There Swartz ran baby-blue plastic piping throughout the massive, labyrinthine
former school building and on the top floor invited visitors to insert
their heads within a large blue funnel and listen to the faint, tinny
audio of the Bee Gees' song. As we follow the circuitous trail of pipe
and its sonic contents, Swartz pointedly forced us to go down into the
basement of the building - its dirtiest, most abject space - and into
the rusted iron boilers to locate the source of the music. Somewhat wickedly,
Swartz seems to take pleasure in revealing hidden places - closets and
storage rooms, toilets and barns - dark places where things that aren't
necessarily meant to be seen are put or done. Yet there's a quality of
innocent wonder at the heart of the work that prevents it from slipping
into a morbid, forensic realm. In fact, Swartz plumbs the depths only
to instil a little levity: in the filthy cellar a love song plays; the
hole in the wall reveals a nascent rainbow. Her interest is too complex
and her vision too attuned to the fact that nothing is ever simply one
way or another to rely on easy dichotomies. Interior and exterior, public
displays and private activities, transcendence and abjection, containment
and leakage: these seeming opposites exist in an uneasy, evocative alignment
in Swartz' work, informing and transforming one other.
It's this
quality of sweetness and light-heartedness that strikes one most immediately
in encountering the work. The 'science' of her art is of the elementary-school
variety, reminiscent of a time when a simple magnet or a tadpole could
hold us in rapt attention for hours or days. A place of everyday magic
filled with the marvels of unseen forces such as electricity and magnetism,
sound and air, her work's phenomenological edge is deceptively candy-coated,
wrapped in Mylar and Day-Glo tape. Experiments in perception are modestly
conducted, and questions regarding the way we exist in space are subtly
probed, most notably in her series of periscopes and viewing devices constructed
out of PVC pipe, mirrors, lenses and other common hardware. In You Are
Here (2004), for example, we gaze into one end of a horizontal pipe to
be treated to a distorted, slowly rotating view of the gallery until suddenly
our own eye comes startlingly, disconcertingly into view. With In-Fill-Trait
(2004) two people look into either end of another horizontal pipe, only
for each to see the other's superimposed face over their own.
Wearing its
heart on its sleeve and filled with gee-whiz effects, Swartz' art has
a 'pay-no-attention-to-that-man-behind-the-curtain' quality that ultimately
lends it greater depths of mystery and imagination. Her installation in
the most recent Whitney Biennial, Somewhere Harmony (2004), featured multiple
audio tracks of friends, acquaintances, family members and strangers all
singing or humming Harold Arlen's 'Somewhere over the Rainbow' (1939).

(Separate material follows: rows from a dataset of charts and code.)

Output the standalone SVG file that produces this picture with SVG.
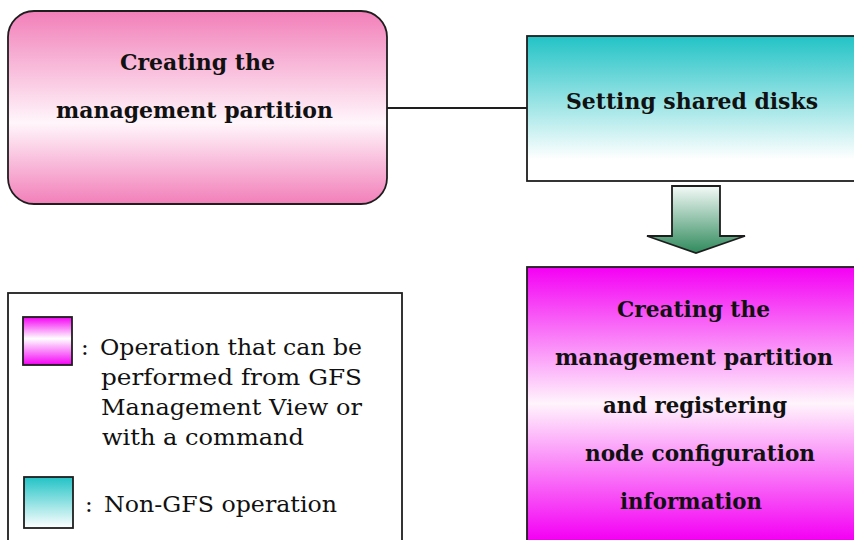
<svg xmlns="http://www.w3.org/2000/svg" width="854" height="540" viewBox="0 0 854 540">
  <defs>
    <linearGradient id="gPink" x1="0" y1="0" x2="0" y2="1">
      <stop offset="0" stop-color="#f27fb9"/>
      <stop offset="0.58" stop-color="#fff6fb"/>
      <stop offset="1" stop-color="#f27fb9"/>
    </linearGradient>
    <linearGradient id="gTeal" x1="0" y1="0" x2="0" y2="1">
      <stop offset="0" stop-color="#22c3c6"/>
      <stop offset="0.85" stop-color="#ffffff"/>
      <stop offset="1" stop-color="#ffffff"/>
    </linearGradient>
    <linearGradient id="gMag" gradientUnits="userSpaceOnUse" x1="0" y1="267" x2="0" y2="540">
      <stop offset="0" stop-color="#f400f4"/>
      <stop offset="0.5" stop-color="#fff4fc"/>
      <stop offset="1" stop-color="#f400f4"/>
    </linearGradient>
    <linearGradient id="gMagS" x1="0" y1="0" x2="0" y2="1">
      <stop offset="0" stop-color="#f400f4"/>
      <stop offset="0.45" stop-color="#ffffff"/>
      <stop offset="1" stop-color="#f400f4"/>
    </linearGradient>
    <linearGradient id="gTealS" x1="0" y1="0" x2="0" y2="1">
      <stop offset="0" stop-color="#22c3c6"/>
      <stop offset="1" stop-color="#ffffff"/>
    </linearGradient>
    <linearGradient id="gGreen" x1="0" y1="0" x2="0" y2="1">
      <stop offset="0" stop-color="#f4faf8"/>
      <stop offset="1" stop-color="#2f8a5c"/>
    </linearGradient>
  </defs>
  <style>
    .box { stroke: #1e1e1e; stroke-width: 1.8; }
    .h { font-family: "DejaVu Serif", "Liberation Serif", serif; font-weight: bold; font-size: 23px; fill: #111; }
    .t { font-family: "DejaVu Serif", "Liberation Serif", serif; font-size: 23px; fill: #111; }
    .conn { stroke: #1e1e1e; stroke-width: 1.8; fill: none; }
  </style>

  <g id="connectors">
    <line class="conn" x1="387" y1="108" x2="527" y2="108"/>
    <polygon class="box" fill="url(#gGreen)" points="672,186 720,186 720,236 745,236 696,253 647,236 672,236"/>
  </g>

  <g id="node-create-mgmt">
    <rect class="box" x="8" y="11" width="379" height="193" rx="26" ry="26" fill="url(#gPink)"/>
    <text class="h" x="120" y="70" textLength="155" lengthAdjust="spacingAndGlyphs">Creating the</text>
    <text class="h" x="56" y="118" textLength="277" lengthAdjust="spacingAndGlyphs">management partition</text>
  </g>

  <g id="node-shared-disks">
    <rect class="box" x="527" y="36" width="340" height="145" fill="url(#gTeal)"/>
    <text class="h" x="566" y="109" textLength="252" lengthAdjust="spacingAndGlyphs">Setting shared disks</text>
  </g>

  <g id="node-create-register">
    <rect class="box" x="527" y="267" width="340" height="290" fill="url(#gMag)"/>
    <text class="h" x="617" y="317" textLength="153" lengthAdjust="spacingAndGlyphs">Creating the</text>
    <text class="h" x="555" y="365" textLength="278" lengthAdjust="spacingAndGlyphs">management partition</text>
    <text class="h" x="603" y="413" textLength="184" lengthAdjust="spacingAndGlyphs">and registering</text>
    <text class="h" x="585" y="461" textLength="230" lengthAdjust="spacingAndGlyphs">node configuration</text>
    <text class="h" x="620" y="509" textLength="142" lengthAdjust="spacingAndGlyphs">information</text>
  </g>

  <g id="legend">
    <rect class="box" x="8" y="293" width="394" height="260" fill="#ffffff"/>
    <rect class="box" x="23" y="317" width="49" height="48" fill="url(#gMagS)"/>
    <text class="t" x="81" y="355">:</text>
    <text class="t" x="100" y="355" textLength="262" lengthAdjust="spacingAndGlyphs">Operation that can be</text>
    <text class="t" x="101" y="385" textLength="261" lengthAdjust="spacingAndGlyphs">performed from GFS</text>
    <text class="t" x="101" y="415" textLength="261" lengthAdjust="spacingAndGlyphs">Management View or</text>
    <text class="t" x="102" y="445" textLength="202" lengthAdjust="spacingAndGlyphs">with a command</text>
    <rect class="box" x="24" y="477" width="49" height="51" fill="url(#gTealS)"/>
    <text class="t" x="85" y="512">:</text>
    <text class="t" x="104" y="512" textLength="233" lengthAdjust="spacingAndGlyphs">Non-GFS operation</text>
  </g>
</svg>
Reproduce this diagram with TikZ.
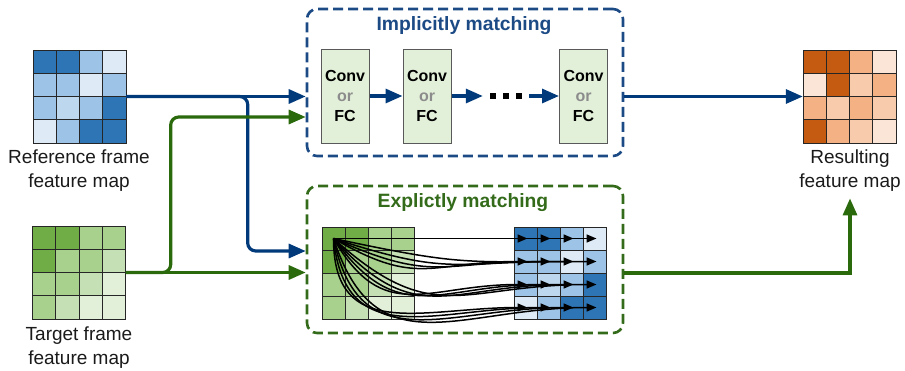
\documentclass[tikz,border=0pt]{standalone}
\usepackage{fontspec}
\setmainfont{Liberation Sans}
\usetikzlibrary{arrows.meta,calc}

% feature-map palettes
\definecolor{bD}{HTML}{2E75B6}
\definecolor{bL}{HTML}{9DC3E6}
\definecolor{bM}{HTML}{BDD7EE}
\definecolor{bV}{HTML}{DEEBF7}
\definecolor{gD}{HTML}{70AD47}
\definecolor{gL}{HTML}{A9D18E}
\definecolor{gM}{HTML}{C5E0B4}
\definecolor{gV}{HTML}{E2F0D9}
\definecolor{oD}{HTML}{C55A11}
\definecolor{oL}{HTML}{F4B183}
\definecolor{oM}{HTML}{F8CBAD}
\definecolor{oV}{HTML}{FBE5D6}
% lines and text
\definecolor{navyline}{HTML}{003A7A}
\definecolor{navybox}{HTML}{1C4A85}
\definecolor{greenline}{HTML}{2A6A0C}
\definecolor{greenbox}{HTML}{336B1A}
\definecolor{textc}{HTML}{1A1A1A}
\definecolor{orgray}{HTML}{8C8C8C}
\definecolor{convfill}{HTML}{E2F0D9}

% #1 name, #2 left, #3 top, #4 cell size, #5 rows of colours
\newcommand\featmap[5]{%
  \foreach \rowcols [count=\r] in {#5} {
    \foreach \cc [count=\k] in \rowcols {
      \node[cell, minimum size=#4pt, fill=\cc] (#1-\r-\k)
        at ({#2+(\k-0.5)*#4}, {-#3-(\r-0.5)*#4}) {};
    }
  }%
}

\begin{document}
\begin{tikzpicture}[x=1pt, y=1pt,
  cell/.style={draw=black!85, line width=0.8pt, inner sep=0pt},
  gridbox/.style={inner sep=0pt, minimum size=93pt},
  lbl/.style={align=center, text=textc, font=\fontsize{19}{24}\selectfont},
  title/.style={font=\bfseries\fontsize{19.3}{22}\selectfont},
  dashbox/.style={draw=#1, dashed, dash pattern=on 10pt off 5pt, line width=2.6pt,
    rounded corners=10pt, minimum width=316pt, minimum height=147pt, inner sep=0pt},
  convbox/.style={draw=black!65, line width=1pt, fill=convfill, minimum width=48pt,
    minimum height=94pt, inner sep=0pt, align=center, text=black,
    font=\bfseries\fontsize{16}{20}\selectfont},
  bigarrow/.style={line width=3.2pt, -{Triangle[length=17pt,width=14pt]}},
  bluearrow/.style={bigarrow, draw=navyline, color=navyline},
  greenarrow/.style={bigarrow, draw=greenline, color=greenline},
  match/.style={line width=1.5pt, draw=black, -{Triangle[length=10pt,width=8pt]}}
]
\useasboundingbox (0,0) rectangle (905,-370);

% ---------- input and output feature maps ----------
\node[gridbox] (ref) at (79.5,-96.5) {};
\featmap{rf}{33}{50}{23.25}{{bD,bD,bL,bV},{bL,bL,bV,bL},{bL,bM,bL,bD},{bV,bL,bD,bD}}
\node[lbl] (reflab) at (79,-171) {Reference frame\\feature map};

\node[gridbox] (tgt) at (79,-272.5) {};
\featmap{tf}{32.5}{226}{23.25}{{gD,gD,gL,gL},{gD,gL,gL,gM},{gL,gL,gM,gV},{gL,gM,gV,gV}}
\node[lbl] (tgtlab) at (79,-348) {Target frame\\feature map};

\node[gridbox] (res) at (849.5,-96.5) {};
\featmap{rs}{803}{50}{23.25}{{oD,oD,oL,oV},{oV,oD,oM,oL},{oL,oM,oL,oM},{oD,oL,oM,oV}}
\node[lbl] (reslab) at (850,-171) {Resulting\\feature map};

% ---------- implicit branch ----------
\node[dashbox=navybox] (imp) at (465,-82.5) {};
\node[title, text=navybox] (impt) at (464,-26) {Implicitly matching};
\node[convbox] (c1) at (345,-96) {Conv\\\textcolor{orgray}{or}\\FC};
\node[convbox] (c2) at (427,-96) {Conv\\\textcolor{orgray}{or}\\FC};
\node[convbox] (c3) at (583.5,-96) {Conv\\\textcolor{orgray}{or}\\FC};
\node[inner sep=0pt, minimum width=46pt, minimum height=6pt] (dots) at (506,-96) {};
\foreach \dx in {-13,0,13}
  \fill[black] ([xshift=\dx pt]dots.center) +(-2.6,-2.6) rectangle +(2.6,2.6);

\draw[bluearrow] (c1) -- (c2);
\draw[bluearrow] (c2) -- (dots);
\draw[bluearrow] (dots) -- (c3);
\draw[bluearrow] (imp.east |- res.west) -- (res.west);

% ---------- explicit branch ----------
\node[dashbox=greenbox] (exp) at (465,-259.5) {};
\node[title, text=greenbox] (expt) at (463,-203) {Explictly matching};
\featmap{eg}{322}{227}{23}{{gD,gD,gL,gL},{gD,gL,gL,gM},{gL,gL,gM,gV},{gL,gM,gV,gV}}
\featmap{eb}{514}{227}{23}{{bD,bD,bL,bV},{bL,bL,bV,bL},{bL,bM,bL,bD},{bV,bL,bD,bD}}

\foreach \c in {1,...,4}
  \draw[match] (eg-1-1.center) -- ([xshift=2pt]eb-1-\c.center);
\foreach \r in {2,3,4}
  \foreach \c in {1,...,4} {
    \pgfmathsetmacro\ang{-(30*(\r-1)-6*(\c-1))}
    \draw[match] (eg-1-1.center) to[out=\ang, in=180, looseness=1.3]
      ([xshift=2pt]eb-\r-\c.center);
  }

\draw[greenarrow] ([yshift=-13.5pt]exp.east) -| ([yshift=-3pt]reslab.south);

% ---------- connections from the inputs ----------
\draw[bluearrow] (ref.east) -- (ref.east -| imp.west);
\draw[bluearrow, rounded corners=8pt] (ref.east) -| ($(exp.west)+(-58,8.5)$)
  -- ([yshift=8.5pt]exp.west);
\draw[greenarrow] (tgt.east) -- (tgt.east -| exp.west);
\draw[greenarrow, rounded corners=8pt] (tgt.east) -| ($(imp.west)+(-135,-34.5)$)
  -- ([yshift=-34.5pt]imp.west);
\end{tikzpicture}
\end{document}
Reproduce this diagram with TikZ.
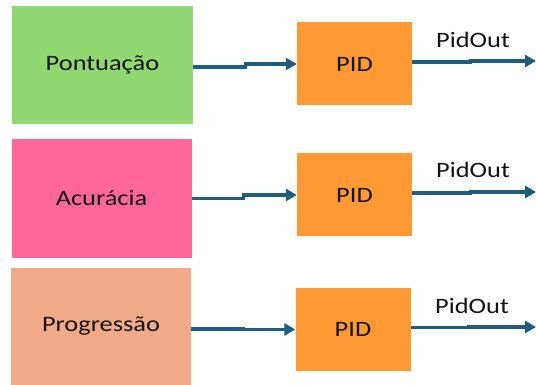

Piped through eight clear plastic tubes stretching up and down the museum's
dim and grimly uninviting five-storey stairwell, this plaintive chorus
called out to passers-by, who, pausing to listen, caused gridlock at an
already jammed opening night. Efficient circulation was once again thwarted
by the irreverent leaks instigated by an artist whose work manages to
do the unimaginable: wed The Wizard of Oz to Georges Bataille.